Jon Rappoport | June 28 2004

As you’ll see from the Newsday excerpt below, tight security at the Twin Towers in NYC was lightened in the days just before the 9/11 attacks.

What makes the particular removal of bomb-sniffing dogs so important are statements from firemen that they heard bombs going off in the Towers on 9/11, as they were carrying out their rescue operation.

Naturally, if people were planting bombs in the Towers, they would not have wanted those charges to be discovered by trained dogs prior to 9/11.

This matter of the dogs and the statements of firemen about bombs were completely ignored by the 9/11 commission.

Parallel: in the 1995 OKC bombing, there had to have been charges pre-planted on specific columns of the Murrah building, because no truck bomb of any size could have caused the profile of damage sustained by the building on April 19. Certain columns were taken down and certain columns survived intact.

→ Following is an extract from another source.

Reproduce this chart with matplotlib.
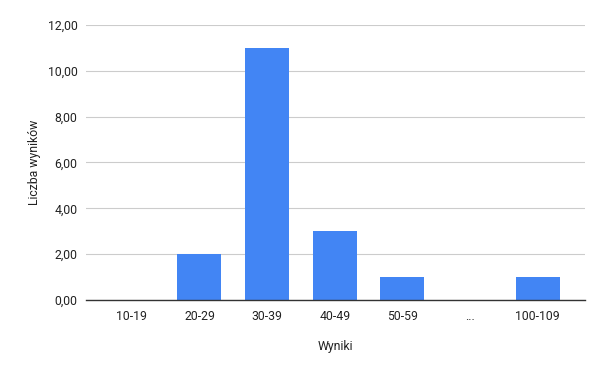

A few of the surviving columns were closer to the truck than other columns which went down. It’s likely that, on April 19, as the diversionary blast went off in the Ryder truck, the charges that had already been placed on the columns were set off by remote control from another location. Or the Ryder truck shock wave itself set off detonators embedded in the charges on the columns.

Here is the Newsday excerpt:

Heightened Security Alert Had Just Been Lifted
By Curtis L. Taylor and Sean Gardiner

September 12, 2001

The World Trade Center was destroyed just days after a heightened security alert was lifted at the landmark 110-story towers, security personnel said yesterday.

Daria Coard, 37, a guard at Tower One, said the security detail had been working 12-hour shifts for the past two weeks because of numerous phone threats. But on Thursday, bomb-sniffing dogs were abruptly removed.

"Today was the first day there was not the extra security," Coard said. "We were protecting below. We had the ground covered. We didn't figure they would do it with planes. There is no way anyone could have stopped that."

Security guard Hermina Jones said officials had recently taken steps to secure the towers against aerial attacks by installing bulletproof windows and fireproof doors in the 22nd-floor computer command center...

End of Newsday excerpt.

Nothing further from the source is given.